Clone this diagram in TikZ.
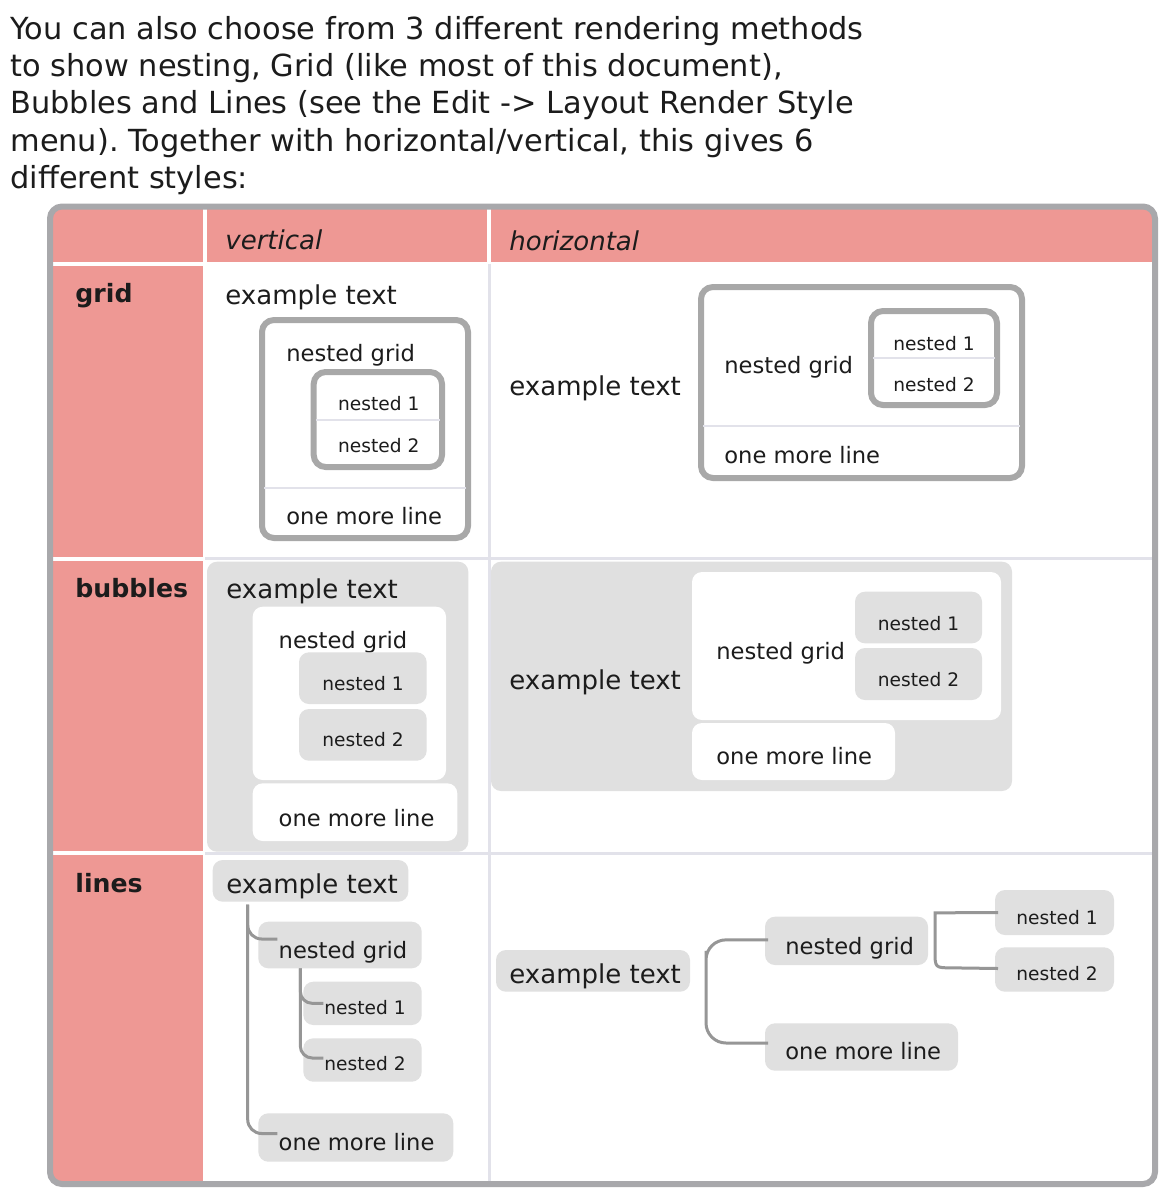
\documentclass[tikz,border=0pt]{standalone}
\usepackage{fontspec}
\setmainfont{DejaVu Sans}
\usetikzlibrary{calc}
\frenchspacing
\definecolor{pinkc}{RGB}{238,152,148}
\definecolor{framec}{RGB}{168,168,171}
\definecolor{sepc}{RGB}{226,226,234}
\definecolor{gboxc}{RGB}{168,168,168}
\definecolor{bubc}{RGB}{224,224,224}
\definecolor{linec}{RGB}{150,150,150}
\definecolor{txt}{RGB}{28,28,28}
\newcommand\bnode[6]{\node[#1, inner sep=0pt, outer sep=0pt, minimum width={(#5-#3)*0.5pt}, minimum height={(#6-#4)*0.5pt}] (#2) at ({(#3+#5)/2},{(#4+#6)/2}) {};}
\begin{document}
\begin{tikzpicture}[x=0.5pt,y=-0.5pt,
  every node/.append style={text=txt},
  ttop/.style={font=\fontsize{15.2}{19}\selectfont, inner sep=0pt, anchor=base west},
  tbig/.style={font=\fontsize{13}{16}\selectfont, inner sep=0pt, anchor=mid west, yshift=-1.6pt},
  thead/.style={font=\fontsize{13}{16}\selectfont\itshape, inner sep=0pt, anchor=mid west, yshift=-1.6pt},
  trow/.style={font=\fontsize{12.6}{16}\selectfont\bfseries, inner sep=0pt, anchor=mid west, yshift=-1.6pt},
  tmid/.style={font=\fontsize{11.3}{14}\selectfont, inner sep=0pt, anchor=mid west, yshift=-1.3pt},
  tsml/.style={font=\fontsize{9.3}{11}\selectfont, inner sep=0pt, anchor=mid, yshift=-1pt},
  tsmlw/.style={font=\fontsize{9.3}{11}\selectfont, inner sep=0pt, anchor=mid west, yshift=-1pt},
  gridbox/.style={draw=gboxc, line width=3pt, fill=white, rounded corners=6pt},
  sepline/.style={draw=sepc, line width=1pt},
  bubgray/.style={fill=bubc, rounded corners=5pt},
  bubwhite/.style={fill=white, rounded corners=5pt},
  conn/.style={draw=linec, line width=1.5pt}]
\useasboundingbox (0,0) rectangle (1172,1200);
\fill[white] (0,0) rectangle (1172,1200);
% intro text
\node[ttop] (intro1) at (10,39) {You can also choose from 3 different rendering methods};
\node[ttop] (intro2) at (10,76.5) {to show nesting, Grid (like most of this document),};
\node[ttop] (intro3) at (10,113.8) {Bubbles and Lines (see the Edit -> Layout Render Style};
\node[ttop] (intro4) at (10,151) {menu). Together with horizontal/vertical, this gives 6};
\node[ttop] (intro5) at (10,188.3) {different styles:};
% table background
\begin{scope}
\clip[rounded corners=6pt] (50,206.5) rectangle (1155,1184);
\fill[white] (50,206.5) rectangle (1155,1184);
\fill[pinkc] (50,206) rectangle (203,262);
\fill[pinkc] (207,206) rectangle (487,262);
\fill[pinkc] (491,206) rectangle (1155,262);
\fill[pinkc] (50,266) rectangle (203,556.5);
\fill[pinkc] (50,560.5) rectangle (203,851);
\fill[pinkc] (50,855) rectangle (203,1184);
\draw[sepc, line width=1.5pt] (489,264) -- (489,1184);
\draw[sepc, line width=1.5pt] (205,558.5) -- (1155,558.5);
\draw[sepc, line width=1.5pt] (205,853) -- (1155,853);
\end{scope}
\draw[framec, line width=3pt, rounded corners=6pt] (50,206.5) rectangle (1155,1184);
% headers
\node[thead] (hvert) at (225,241) {vertical};
\node[thead] (hhoriz) at (509,242) {horizontal};
\node[trow] (rgrid) at (75,294) {grid};
\node[trow] (rbub) at (75,589) {bubbles};
\node[trow] (rlines) at (75,884) {lines};
% ---------- grid vertical
\node[tbig] (gvex) at (225,296) {example text};
\bnode{gridbox}{gvout}{262}{320}{468}{538}
\draw[sepline] ($(gvout.south west)+(2,-50)$) -- ($(gvout.south east)+(-2,-50)$);
\node[tmid] (gvng) at (286,353) {nested grid};
\bnode{gridbox}{gvin}{313.7}{372}{442}{467}
\draw[sepline] ($(gvin.west)+(2,0)$) -- ($(gvin.east)+(-2,0)$);
\node[tsml] (gvn1) at (378.8,403) {nested 1};
\node[tsml] (gvn2) at (378.8,445) {nested 2};
\node[tmid] (gvom) at (286,516) {one more line};
% ---------- grid horizontal
\node[tbig] (ghex) at (509,387) {example text};
\bnode{gridbox}{ghout}{701}{287}{1022}{478}
\draw[sepline] ($(ghout.south west)+(2,-52)$) -- ($(ghout.south east)+(-2,-52)$);
\node[tmid] (ghng) at (724,365) {nested grid};
\bnode{gridbox}{ghin}{871}{311}{997}{405}
\draw[sepline] ($(ghin.west)+(2,0)$) -- ($(ghin.east)+(-2,0)$);
\node[tsml] (ghn1) at (934,343) {nested 1};
\node[tsml] (ghn2) at (934,384) {nested 2};
\node[tmid] (ghom) at (724,455) {one more line};
% ---------- bubbles vertical
\bnode{bubgray}{bvbg}{207}{561.7}{468.3}{851.7}
\node[tbig] (bvex) at (226,590) {example text};
\bnode{bubwhite}{bvw}{252.7}{606.7}{446}{780}
\node[tmid] (bvng) at (278.3,640) {nested grid};
\bnode{bubgray}{bvb1}{299}{652.3}{426.7}{704}
\node[tsml] (bvn1) at (363,682.7) {nested 1};
\bnode{bubgray}{bvb2}{299}{709}{426.7}{760.7}
\node[tsml] (bvn2) at (363,739.3) {nested 2};
\bnode{bubwhite}{bvwom}{252.7}{783.3}{457.3}{841}
\node[tmid] (bvom) at (278.3,818.3) {one more line};
% ---------- bubbles horizontal
\bnode{bubgray}{bhbg}{491}{561.7}{1012}{791}
\node[tbig] (bhex) at (509,681) {example text};
\bnode{bubwhite}{bhw}{692}{572}{1001}{720}
\node[tmid] (bhng) at (716,651.7) {nested grid};
\bnode{bubgray}{bhb1}{855}{591.7}{982}{643.3}
\node[tsml] (bhn1) at (918.5,623) {nested 1};
\bnode{bubgray}{bhb2}{855}{648}{982}{700}
\node[tsml] (bhn2) at (918.5,679) {nested 2};
\bnode{bubwhite}{bhwom}{692}{723}{895}{780}
\node[tmid] (bhom) at (716,756.7) {one more line};
% ---------- lines vertical
\bnode{bubgray}{lvexb}{212.7}{860}{408.3}{901.7}
\node[tbig] (lvex) at (226,885) {example text};
\bnode{bubgray}{lvngb}{258.3}{921.7}{421.7}{968.3}
\node[tmid] (lvng) at (278.3,950) {nested grid};
\bnode{bubgray}{lvb1}{303.3}{981.7}{421.7}{1025}
\node[tsmlw] (lvn1) at (324,1006.7) {nested 1};
\bnode{bubgray}{lvb2}{303.3}{1038.3}{421.7}{1081.7}
\node[tsmlw] (lvn2) at (324,1063.3) {nested 2};
\bnode{bubgray}{lvomb}{258.3}{1113.3}{453.3}{1161.7}
\node[tmid] (lvom) at (278.3,1142.7) {one more line};
\draw[conn, rounded corners=7pt] ($(lvexb.south west)+(35,3)$) |- ($(lvngb.west)+(19,-6)$);
\draw[conn, rounded corners=7pt] ($(lvexb.south west)+(35,3)$) |- ($(lvomb.west)+(19,-4)$);
\draw[conn, rounded corners=6pt] ($(lvngb.south west)+(42,0)$) |- ($(lvb1.west)+(20,0)$);
\draw[conn, rounded corners=6pt] ($(lvngb.south west)+(42,0)$) |- ($(lvb2.west)+(20,-2)$);
% ---------- lines horizontal
\bnode{bubgray}{lhexb}{496}{950}{690}{991.7}
\node[tbig] (lhex) at (509,975) {example text};
\bnode{bubgray}{lhngb}{765}{916.7}{928}{965}
\node[tmid] (lhng) at (785,946.7) {nested grid};
\bnode{bubgray}{lhomb}{765}{1023.3}{958}{1070.7}
\node[tmid] (lhom) at (785,1051.7) {one more line};
\bnode{bubgray}{lhb1}{995}{890}{1114}{935}
\node[tsmlw] (lhn1) at (1016,916.7) {nested 1};
\bnode{bubgray}{lhb2}{995}{947.3}{1114}{991.7}
\node[tsmlw] (lhn2) at (1016,973.3) {nested 2};
\draw[conn, rounded corners=10pt] ($(lhngb.west)+(3,-1)$) -| ($(lhexb.east)+(16,0)$) |- ($(lhomb.west)+(3,-4)$);
\draw[conn] ($(lhb2.west)+(3,-1)$) -- ($(lhngb.east)+(24,27)$) .. controls ($(lhngb.east)+(7,27)$) .. ($(lhngb.east)+(7,10)$) -- ($(lhngb.east)+(7,-28)$) -- ($(lhb1.west)+(3,0)$);
\end{tikzpicture}
\end{document}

***

Look through the listing above. Pick out each line with "this" and copy it.

Task output:
Clone this diagram in TikZ.
\node[ttop] (intro2) at (10,76.5) {to show nesting, Grid (like most of this document),};
\node[ttop] (intro4) at (10,151) {menu). Together with horizontal/vertical, this gives 6};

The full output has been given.